▶ Your goal
Your copy of the material below should match it exactly, except that it holds no pictures.

=== Collected data ===

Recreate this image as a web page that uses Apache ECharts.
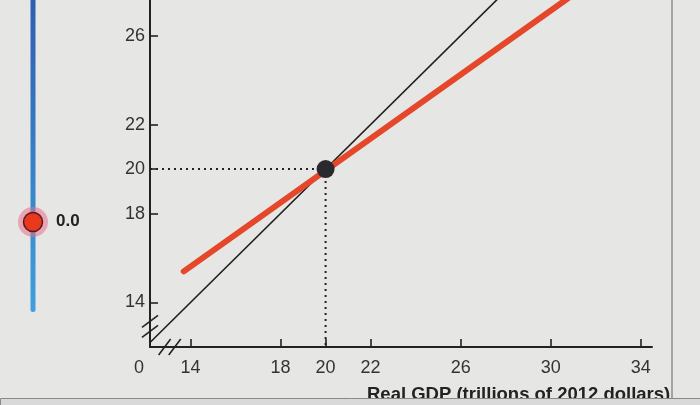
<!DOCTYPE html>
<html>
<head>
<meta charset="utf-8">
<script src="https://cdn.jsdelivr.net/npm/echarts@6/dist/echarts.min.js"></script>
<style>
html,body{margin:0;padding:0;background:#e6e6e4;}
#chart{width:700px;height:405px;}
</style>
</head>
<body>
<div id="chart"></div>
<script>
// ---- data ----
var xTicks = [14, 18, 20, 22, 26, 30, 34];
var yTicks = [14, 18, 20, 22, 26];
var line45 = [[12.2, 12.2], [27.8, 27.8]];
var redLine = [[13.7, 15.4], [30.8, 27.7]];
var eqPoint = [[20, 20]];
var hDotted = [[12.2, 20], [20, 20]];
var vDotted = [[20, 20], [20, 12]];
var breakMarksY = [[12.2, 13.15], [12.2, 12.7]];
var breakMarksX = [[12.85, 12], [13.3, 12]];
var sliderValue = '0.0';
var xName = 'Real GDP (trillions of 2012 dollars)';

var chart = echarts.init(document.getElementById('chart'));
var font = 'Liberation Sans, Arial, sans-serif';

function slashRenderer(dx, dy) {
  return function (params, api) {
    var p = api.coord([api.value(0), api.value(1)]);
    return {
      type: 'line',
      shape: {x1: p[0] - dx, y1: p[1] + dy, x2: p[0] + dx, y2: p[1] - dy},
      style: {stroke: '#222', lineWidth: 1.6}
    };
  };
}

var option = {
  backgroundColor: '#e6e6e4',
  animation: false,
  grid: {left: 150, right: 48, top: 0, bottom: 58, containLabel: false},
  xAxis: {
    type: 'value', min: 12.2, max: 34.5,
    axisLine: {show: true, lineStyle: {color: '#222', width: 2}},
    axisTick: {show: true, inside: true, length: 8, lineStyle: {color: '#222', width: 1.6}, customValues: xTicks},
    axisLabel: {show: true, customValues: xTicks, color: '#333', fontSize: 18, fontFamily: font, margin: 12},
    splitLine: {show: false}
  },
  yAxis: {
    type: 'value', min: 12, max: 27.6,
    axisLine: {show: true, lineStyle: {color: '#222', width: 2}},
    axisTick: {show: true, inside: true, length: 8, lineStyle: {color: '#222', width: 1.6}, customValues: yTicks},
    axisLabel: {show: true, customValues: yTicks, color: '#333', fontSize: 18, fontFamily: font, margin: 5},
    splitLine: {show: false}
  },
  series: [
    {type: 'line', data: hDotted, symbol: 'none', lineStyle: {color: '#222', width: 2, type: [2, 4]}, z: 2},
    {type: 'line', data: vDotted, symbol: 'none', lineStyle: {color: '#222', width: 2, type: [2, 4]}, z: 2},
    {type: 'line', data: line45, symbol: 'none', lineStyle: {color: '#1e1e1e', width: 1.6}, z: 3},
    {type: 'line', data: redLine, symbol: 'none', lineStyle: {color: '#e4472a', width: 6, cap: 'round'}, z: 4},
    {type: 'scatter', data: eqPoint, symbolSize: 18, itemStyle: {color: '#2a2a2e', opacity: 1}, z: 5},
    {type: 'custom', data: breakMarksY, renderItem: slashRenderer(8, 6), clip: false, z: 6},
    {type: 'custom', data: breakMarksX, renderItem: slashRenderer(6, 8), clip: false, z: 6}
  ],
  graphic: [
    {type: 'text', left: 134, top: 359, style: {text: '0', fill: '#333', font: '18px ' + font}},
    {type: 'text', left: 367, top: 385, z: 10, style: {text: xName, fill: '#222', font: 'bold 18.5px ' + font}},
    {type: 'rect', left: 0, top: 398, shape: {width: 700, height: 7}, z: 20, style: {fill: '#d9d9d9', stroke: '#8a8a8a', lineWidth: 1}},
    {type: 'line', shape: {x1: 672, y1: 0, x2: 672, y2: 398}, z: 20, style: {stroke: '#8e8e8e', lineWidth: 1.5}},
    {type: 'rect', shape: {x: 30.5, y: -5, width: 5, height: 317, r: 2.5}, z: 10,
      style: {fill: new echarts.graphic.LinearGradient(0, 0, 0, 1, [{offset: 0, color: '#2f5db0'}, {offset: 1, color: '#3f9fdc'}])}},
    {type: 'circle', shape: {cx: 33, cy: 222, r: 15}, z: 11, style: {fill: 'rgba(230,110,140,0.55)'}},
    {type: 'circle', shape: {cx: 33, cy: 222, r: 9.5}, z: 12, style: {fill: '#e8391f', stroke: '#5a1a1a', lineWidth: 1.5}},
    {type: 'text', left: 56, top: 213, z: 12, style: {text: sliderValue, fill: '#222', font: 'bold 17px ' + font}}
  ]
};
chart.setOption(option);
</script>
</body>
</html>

===

▶ Answer in full
Recreate this image as a web page that uses Apache ECharts.
<!DOCTYPE html>
<html>
<head>
<meta charset="utf-8">
<script src="https://cdn.jsdelivr.net/npm/echarts@6/dist/echarts.min.js"></script>
<style>
html,body{margin:0;padding:0;background:#e6e6e4;}
#chart{width:700px;height:405px;}
</style>
</head>
<body>
<div id="chart"></div>
<script>
// ---- data ----
var xTicks = [14, 18, 20, 22, 26, 30, 34];
var yTicks = [14, 18, 20, 22, 26];
var line45 = [[12.2, 12.2], [27.8, 27.8]];
var redLine = [[13.7, 15.4], [30.8, 27.7]];
var eqPoint = [[20, 20]];
var hDotted = [[12.2, 20], [20, 20]];
var vDotted = [[20, 20], [20, 12]];
var breakMarksY = [[12.2, 13.15], [12.2, 12.7]];
var breakMarksX = [[12.85, 12], [13.3, 12]];
var sliderValue = '0.0';
var xName = 'Real GDP (trillions of 2012 dollars)';

var chart = echarts.init(document.getElementById('chart'));
var font = 'Liberation Sans, Arial, sans-serif';

function slashRenderer(dx, dy) {
  return function (params, api) {
    var p = api.coord([api.value(0), api.value(1)]);
    return {
      type: 'line',
      shape: {x1: p[0] - dx, y1: p[1] + dy, x2: p[0] + dx, y2: p[1] - dy},
      style: {stroke: '#222', lineWidth: 1.6}
    };
  };
}

var option = {
  backgroundColor: '#e6e6e4',
  animation: false,
  grid: {left: 150, right: 48, top: 0, bottom: 58, containLabel: false},
  xAxis: {
    type: 'value', min: 12.2, max: 34.5,
    axisLine: {show: true, lineStyle: {color: '#222', width: 2}},
    axisTick: {show: true, inside: true, length: 8, lineStyle: {color: '#222', width: 1.6}, customValues: xTicks},
    axisLabel: {show: true, customValues: xTicks, color: '#333', fontSize: 18, fontFamily: font, margin: 12},
    splitLine: {show: false}
  },
  yAxis: {
    type: 'value', min: 12, max: 27.6,
    axisLine: {show: true, lineStyle: {color: '#222', width: 2}},
    axisTick: {show: true, inside: true, length: 8, lineStyle: {color: '#222', width: 1.6}, customValues: yTicks},
    axisLabel: {show: true, customValues: yTicks, color: '#333', fontSize: 18, fontFamily: font, margin: 5},
    splitLine: {show: false}
  },
  series: [
    {type: 'line', data: hDotted, symbol: 'none', lineStyle: {color: '#222', width: 2, type: [2, 4]}, z: 2},
    {type: 'line', data: vDotted, symbol: 'none', lineStyle: {color: '#222', width: 2, type: [2, 4]}, z: 2},
    {type: 'line', data: line45, symbol: 'none', lineStyle: {color: '#1e1e1e', width: 1.6}, z: 3},
    {type: 'line', data: redLine, symbol: 'none', lineStyle: {color: '#e4472a', width: 6, cap: 'round'}, z: 4},
    {type: 'scatter', data: eqPoint, symbolSize: 18, itemStyle: {color: '#2a2a2e', opacity: 1}, z: 5},
    {type: 'custom', data: breakMarksY, renderItem: slashRenderer(8, 6), clip: false, z: 6},
    {type: 'custom', data: breakMarksX, renderItem: slashRenderer(6, 8), clip: false, z: 6}
  ],
  graphic: [
    {type: 'text', left: 134, top: 359, style: {text: '0', fill: '#333', font: '18px ' + font}},
    {type: 'text', left: 367, top: 385, z: 10, style: {text: xName, fill: '#222', font: 'bold 18.5px ' + font}},
    {type: 'rect', left: 0, top: 398, shape: {width: 700, height: 7}, z: 20, style: {fill: '#d9d9d9', stroke: '#8a8a8a', lineWidth: 1}},
    {type: 'line', shape: {x1: 672, y1: 0, x2: 672, y2: 398}, z: 20, style: {stroke: '#8e8e8e', lineWidth: 1.5}},
    {type: 'rect', shape: {x: 30.5, y: -5, width: 5, height: 317, r: 2.5}, z: 10,
      style: {fill: new echarts.graphic.LinearGradient(0, 0, 0, 1, [{offset: 0, color: '#2f5db0'}, {offset: 1, color: '#3f9fdc'}])}},
    {type: 'circle', shape: {cx: 33, cy: 222, r: 15}, z: 11, style: {fill: 'rgba(230,110,140,0.55)'}},
    {type: 'circle', shape: {cx: 33, cy: 222, r: 9.5}, z: 12, style: {fill: '#e8391f', stroke: '#5a1a1a', lineWidth: 1.5}},
    {type: 'text', left: 56, top: 213, z: 12, style: {text: sliderValue, fill: '#222', font: 'bold 17px ' + font}}
  ]
};
chart.setOption(option);
</script>
</body>
</html>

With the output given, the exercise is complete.